Before compact fluorescent light bulbs and ethanol, the first line of defense against global warming was planting trees.

Forests, after all, cool the atmosphere by drinking in carbon dioxide from the air. A new study, however, published in Proceedings of the National Academy of Sciences reports that forests' other climatic effects can cancel out their carbon cleaning advantage in some parts of the world. Using a three-dimensional climate model, the research team mimicked full global deforestation and also studied the effects of clear-cutting in different regions of latitude, such as the tropics and boreal zones. Apparently, these natural carbon sinks only do their job effectively in tropical regions; in other areas, they have either no impact or actually contribute to warming the planet. In fact, according to this model, by the year 2100, if all the forests were cut and left to rot, the annual global mean temperature would decrease by more than 0.5 degree Fahrenheit.

"I'm not sure the slight amount of cooling is necessarily significant, but that removing all the forest produced little change" on temperature is, says study co-author Ken Caldeira, an ecologist at the Carnegie Institution of Washington's Department of Global Ecology in Stanford, Calif. "I think what's interesting is this global cancellation was a product of very different responses at different latitudes."

Trees perform three major climate functions: They absorb carbon, which they pull from the atmosphere, creating a cooling effect; their dark green leaves absorb light from the sun, heating Earth's surface; and they draw water from the soil, which evaporates into the atmosphere, creating low clouds that reflect the sun's hot rays (a mechanism known as evotranspiration that also leads to cooling). These three factors—the second two being largely ignored in climate models up to this point, according to Caldeira—taken together created very different results in the primary latitudes studied: the equatorial tropic zone; the midlatitudes that include most of the U.S.; and the boreal areas, which are subarctic and include much of Canada, Russia and the northern extremities of the U.S.

In all three regions, forests dutifully perform their task of sucking carbon dioxide from the air, but light absorption and evotranspiration vary wildly. In tropical zones, forests have a significant, overall cooling effect. The soil is very wet and, so, via evotranspiration, the trees are covered by low-lying clouds that create a small albedo (power of light that is reflected by a surface). In nontropical areas, Caldeira explains, "the real significant factor is whether there's snow on the ground in the winter." If a forest covers a snowy expanse, "that has a strong warming influence," he notes, because of little cloud cover resulting from less efficiency in evaporating water. The poor cloud formation coupled with the intense absorption of light by the trees "far overwhelms the cooling influence of the carbon storage," he says.

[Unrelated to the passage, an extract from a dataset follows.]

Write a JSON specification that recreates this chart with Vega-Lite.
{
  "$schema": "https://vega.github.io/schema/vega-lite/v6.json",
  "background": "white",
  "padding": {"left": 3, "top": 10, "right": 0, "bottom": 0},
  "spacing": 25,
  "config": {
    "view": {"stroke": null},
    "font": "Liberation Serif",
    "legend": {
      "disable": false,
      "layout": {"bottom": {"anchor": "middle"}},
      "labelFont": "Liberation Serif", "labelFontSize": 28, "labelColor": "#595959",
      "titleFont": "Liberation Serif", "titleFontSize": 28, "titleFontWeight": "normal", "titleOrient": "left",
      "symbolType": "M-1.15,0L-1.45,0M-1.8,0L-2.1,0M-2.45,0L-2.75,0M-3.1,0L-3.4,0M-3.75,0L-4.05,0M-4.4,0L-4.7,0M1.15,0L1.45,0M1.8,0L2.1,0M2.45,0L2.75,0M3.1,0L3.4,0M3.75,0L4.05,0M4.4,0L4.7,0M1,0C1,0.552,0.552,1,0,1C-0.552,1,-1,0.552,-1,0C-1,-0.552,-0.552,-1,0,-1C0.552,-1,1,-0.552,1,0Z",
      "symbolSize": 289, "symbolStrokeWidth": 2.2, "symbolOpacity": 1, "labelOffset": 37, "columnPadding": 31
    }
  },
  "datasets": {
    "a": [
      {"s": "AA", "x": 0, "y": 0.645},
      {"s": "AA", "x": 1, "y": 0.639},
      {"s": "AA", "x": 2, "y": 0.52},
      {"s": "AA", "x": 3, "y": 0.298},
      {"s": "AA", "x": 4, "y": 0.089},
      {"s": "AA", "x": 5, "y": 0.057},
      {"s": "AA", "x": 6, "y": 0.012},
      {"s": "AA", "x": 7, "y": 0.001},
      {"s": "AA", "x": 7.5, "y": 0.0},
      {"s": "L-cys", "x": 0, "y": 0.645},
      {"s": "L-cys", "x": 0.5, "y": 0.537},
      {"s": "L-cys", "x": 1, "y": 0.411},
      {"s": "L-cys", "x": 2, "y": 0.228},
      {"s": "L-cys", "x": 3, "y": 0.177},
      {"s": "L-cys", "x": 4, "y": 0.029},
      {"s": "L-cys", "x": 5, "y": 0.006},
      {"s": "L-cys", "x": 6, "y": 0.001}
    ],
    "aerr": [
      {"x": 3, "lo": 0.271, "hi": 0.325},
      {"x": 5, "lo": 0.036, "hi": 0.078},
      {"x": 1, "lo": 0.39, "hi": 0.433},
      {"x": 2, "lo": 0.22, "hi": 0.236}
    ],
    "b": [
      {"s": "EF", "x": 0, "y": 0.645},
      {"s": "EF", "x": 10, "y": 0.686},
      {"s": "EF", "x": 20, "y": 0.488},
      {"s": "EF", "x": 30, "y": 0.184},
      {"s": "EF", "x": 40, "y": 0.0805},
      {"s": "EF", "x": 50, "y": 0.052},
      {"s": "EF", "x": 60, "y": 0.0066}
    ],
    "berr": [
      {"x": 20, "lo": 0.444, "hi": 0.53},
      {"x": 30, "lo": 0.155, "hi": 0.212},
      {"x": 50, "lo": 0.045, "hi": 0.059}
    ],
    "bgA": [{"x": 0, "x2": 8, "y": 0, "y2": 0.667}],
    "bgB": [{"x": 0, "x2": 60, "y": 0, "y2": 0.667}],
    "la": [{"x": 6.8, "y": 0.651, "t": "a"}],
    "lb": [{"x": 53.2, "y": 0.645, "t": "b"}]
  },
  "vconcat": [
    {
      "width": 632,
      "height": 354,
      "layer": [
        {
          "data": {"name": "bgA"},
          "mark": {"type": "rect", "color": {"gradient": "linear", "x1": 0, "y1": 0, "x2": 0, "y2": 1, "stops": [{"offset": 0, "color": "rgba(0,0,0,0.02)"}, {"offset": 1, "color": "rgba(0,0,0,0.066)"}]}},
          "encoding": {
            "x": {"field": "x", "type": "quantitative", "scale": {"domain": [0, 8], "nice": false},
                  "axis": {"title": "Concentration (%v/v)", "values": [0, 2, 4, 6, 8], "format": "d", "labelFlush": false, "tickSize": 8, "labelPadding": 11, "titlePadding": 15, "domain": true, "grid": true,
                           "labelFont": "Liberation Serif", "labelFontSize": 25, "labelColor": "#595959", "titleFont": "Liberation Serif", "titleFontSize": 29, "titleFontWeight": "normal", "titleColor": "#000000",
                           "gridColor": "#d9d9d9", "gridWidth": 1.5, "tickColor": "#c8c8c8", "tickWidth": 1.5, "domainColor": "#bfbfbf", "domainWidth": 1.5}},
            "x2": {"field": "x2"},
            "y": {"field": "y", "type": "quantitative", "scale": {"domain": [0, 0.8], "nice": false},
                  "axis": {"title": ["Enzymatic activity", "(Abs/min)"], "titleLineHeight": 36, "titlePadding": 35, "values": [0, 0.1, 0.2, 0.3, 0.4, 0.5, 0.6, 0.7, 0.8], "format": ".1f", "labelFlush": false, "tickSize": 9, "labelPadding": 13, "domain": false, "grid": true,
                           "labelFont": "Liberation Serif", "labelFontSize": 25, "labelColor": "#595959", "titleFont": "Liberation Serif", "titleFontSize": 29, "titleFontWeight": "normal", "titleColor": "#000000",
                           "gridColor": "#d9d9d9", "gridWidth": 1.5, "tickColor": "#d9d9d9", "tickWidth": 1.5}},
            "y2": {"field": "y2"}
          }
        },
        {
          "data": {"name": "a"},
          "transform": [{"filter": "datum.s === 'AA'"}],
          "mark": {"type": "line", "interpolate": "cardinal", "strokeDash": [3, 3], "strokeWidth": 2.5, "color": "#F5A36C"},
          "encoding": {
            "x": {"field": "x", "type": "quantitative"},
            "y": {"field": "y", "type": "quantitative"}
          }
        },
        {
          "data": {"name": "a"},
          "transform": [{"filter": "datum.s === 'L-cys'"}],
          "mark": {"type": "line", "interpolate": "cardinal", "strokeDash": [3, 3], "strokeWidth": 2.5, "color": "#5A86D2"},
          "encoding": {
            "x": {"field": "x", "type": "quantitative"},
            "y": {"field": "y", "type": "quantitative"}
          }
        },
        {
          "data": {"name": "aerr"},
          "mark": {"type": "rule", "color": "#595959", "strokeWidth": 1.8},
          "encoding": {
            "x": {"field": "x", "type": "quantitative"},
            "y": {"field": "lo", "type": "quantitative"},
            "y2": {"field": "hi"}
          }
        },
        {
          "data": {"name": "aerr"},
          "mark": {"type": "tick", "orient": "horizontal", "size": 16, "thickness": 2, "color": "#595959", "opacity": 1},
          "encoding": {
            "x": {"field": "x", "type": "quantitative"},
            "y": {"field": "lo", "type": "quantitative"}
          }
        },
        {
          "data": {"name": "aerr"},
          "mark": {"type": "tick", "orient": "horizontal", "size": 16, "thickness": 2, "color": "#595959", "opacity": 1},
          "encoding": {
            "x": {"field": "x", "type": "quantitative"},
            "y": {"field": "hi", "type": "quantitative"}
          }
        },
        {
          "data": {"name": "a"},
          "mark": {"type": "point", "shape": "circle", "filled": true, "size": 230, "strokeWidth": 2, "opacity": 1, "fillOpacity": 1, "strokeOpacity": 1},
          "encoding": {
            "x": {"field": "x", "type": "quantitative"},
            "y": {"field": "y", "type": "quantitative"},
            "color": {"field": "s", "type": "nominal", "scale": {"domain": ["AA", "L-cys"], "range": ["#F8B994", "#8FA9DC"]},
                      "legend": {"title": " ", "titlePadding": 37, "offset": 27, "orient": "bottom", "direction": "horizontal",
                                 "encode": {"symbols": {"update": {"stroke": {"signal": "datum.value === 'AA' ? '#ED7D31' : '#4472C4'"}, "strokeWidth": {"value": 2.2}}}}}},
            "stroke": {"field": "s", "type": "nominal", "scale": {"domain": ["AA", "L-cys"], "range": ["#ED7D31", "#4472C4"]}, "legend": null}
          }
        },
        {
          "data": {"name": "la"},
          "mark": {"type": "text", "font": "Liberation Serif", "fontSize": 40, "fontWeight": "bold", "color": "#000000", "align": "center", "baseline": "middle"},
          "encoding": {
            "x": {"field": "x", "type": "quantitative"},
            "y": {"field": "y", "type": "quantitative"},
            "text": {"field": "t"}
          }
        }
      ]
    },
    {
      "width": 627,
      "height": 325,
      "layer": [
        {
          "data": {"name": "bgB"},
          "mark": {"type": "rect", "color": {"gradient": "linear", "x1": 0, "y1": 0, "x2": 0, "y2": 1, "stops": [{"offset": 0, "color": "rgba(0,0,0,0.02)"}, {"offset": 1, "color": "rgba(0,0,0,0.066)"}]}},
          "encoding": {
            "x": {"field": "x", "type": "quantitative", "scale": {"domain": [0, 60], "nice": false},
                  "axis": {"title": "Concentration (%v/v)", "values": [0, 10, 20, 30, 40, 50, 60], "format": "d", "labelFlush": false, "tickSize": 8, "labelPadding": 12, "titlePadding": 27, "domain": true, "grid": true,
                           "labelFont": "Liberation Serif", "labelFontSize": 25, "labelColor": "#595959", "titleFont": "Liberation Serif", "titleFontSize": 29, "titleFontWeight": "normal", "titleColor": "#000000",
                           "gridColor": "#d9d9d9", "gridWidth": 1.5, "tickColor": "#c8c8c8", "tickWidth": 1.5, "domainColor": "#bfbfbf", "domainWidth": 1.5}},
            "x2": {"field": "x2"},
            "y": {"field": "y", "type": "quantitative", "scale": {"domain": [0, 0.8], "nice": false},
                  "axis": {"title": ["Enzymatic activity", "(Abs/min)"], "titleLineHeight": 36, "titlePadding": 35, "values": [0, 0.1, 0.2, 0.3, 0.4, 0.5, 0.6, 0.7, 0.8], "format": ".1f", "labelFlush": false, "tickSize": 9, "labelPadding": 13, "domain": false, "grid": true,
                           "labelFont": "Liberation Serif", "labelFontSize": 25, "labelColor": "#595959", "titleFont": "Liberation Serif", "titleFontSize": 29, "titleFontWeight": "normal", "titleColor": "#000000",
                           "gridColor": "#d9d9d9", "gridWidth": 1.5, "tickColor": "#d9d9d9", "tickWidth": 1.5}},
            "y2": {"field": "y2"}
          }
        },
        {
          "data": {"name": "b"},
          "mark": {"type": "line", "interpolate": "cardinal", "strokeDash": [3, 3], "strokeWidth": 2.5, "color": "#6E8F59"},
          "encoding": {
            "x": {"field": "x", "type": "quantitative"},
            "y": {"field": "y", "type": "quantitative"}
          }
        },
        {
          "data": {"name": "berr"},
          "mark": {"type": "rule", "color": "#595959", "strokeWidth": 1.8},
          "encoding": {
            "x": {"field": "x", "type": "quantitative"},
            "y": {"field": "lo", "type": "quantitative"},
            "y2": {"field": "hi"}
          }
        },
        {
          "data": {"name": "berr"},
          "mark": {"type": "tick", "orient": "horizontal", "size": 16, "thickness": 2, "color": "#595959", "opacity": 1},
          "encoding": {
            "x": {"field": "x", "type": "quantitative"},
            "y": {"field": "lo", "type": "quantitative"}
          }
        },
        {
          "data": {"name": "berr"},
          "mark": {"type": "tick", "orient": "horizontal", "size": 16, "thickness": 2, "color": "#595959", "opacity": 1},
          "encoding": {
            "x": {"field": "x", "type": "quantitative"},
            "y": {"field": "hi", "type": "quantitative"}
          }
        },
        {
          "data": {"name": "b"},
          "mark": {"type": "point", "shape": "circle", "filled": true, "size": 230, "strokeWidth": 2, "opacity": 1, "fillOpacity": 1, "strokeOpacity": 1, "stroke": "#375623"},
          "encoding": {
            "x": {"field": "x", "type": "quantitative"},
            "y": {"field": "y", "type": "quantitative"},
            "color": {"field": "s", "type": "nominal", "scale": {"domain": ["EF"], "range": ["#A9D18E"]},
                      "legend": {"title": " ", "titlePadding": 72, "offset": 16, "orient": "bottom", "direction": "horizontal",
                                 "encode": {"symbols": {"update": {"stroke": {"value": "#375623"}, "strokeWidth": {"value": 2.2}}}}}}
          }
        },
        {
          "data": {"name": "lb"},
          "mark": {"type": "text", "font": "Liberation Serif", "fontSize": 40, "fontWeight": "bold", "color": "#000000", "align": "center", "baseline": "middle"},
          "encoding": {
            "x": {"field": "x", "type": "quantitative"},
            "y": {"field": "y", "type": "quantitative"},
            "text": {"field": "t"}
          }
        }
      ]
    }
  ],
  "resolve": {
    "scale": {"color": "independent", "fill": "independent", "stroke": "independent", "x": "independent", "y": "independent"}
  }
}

"In midlatitudes, we got that it was basically a wash—the carbon dioxide effects were pretty much directly balanced by the physical effects," Caldeira says. He attributes this to the low contrast between light absorption from trees and from grass in pastures, though he notes that because there are some areas with wintry snow cover, the loss of a forest will probably have a slight, if any, cooling effect. He uses this example to point out the relative influence of the different forest functions. Whereas carbon levels can affect warming on a global scale, the effects of increased albedo and poor evotranspiration would affect temperatures only on a regional level. For instance, he says, "if you remove all the forest in the U.S., it would probably heat up the world, but have a slight cooling influence on the U.S., itself."

Navin Ramankutty, an assistant professor of geography and Earth system sciences at McGill University in Montreal, says this study is the first to take a comprehensive look at the consequences of deforestation on the entire world. "You can't just blindly go ahead and reforest and that will tackle climate change," he says, pointing out a key finding in the study. "If you think about conservation groups, they're all talking about planting trees. We should be protecting tress for other reasons."

Caldeira agrees, saying that protecting the forest should be part of an effort to sustain the world's biodiversity. He also adds that the findings do not endorse clear-cutting or destroying wildlife habitats. "I think that it's important to look at preventing climate change as a means rather than an end in itself," he says. "Too narrow a focus on global warming and a loss of the broader focus of protecting life on this planet can lead to perverse outcomes." Rather than looking to forests to solve the current climate crisis by capturing carbon dioxide, he suggests targeting our "energy system," which continues to create the pollutant.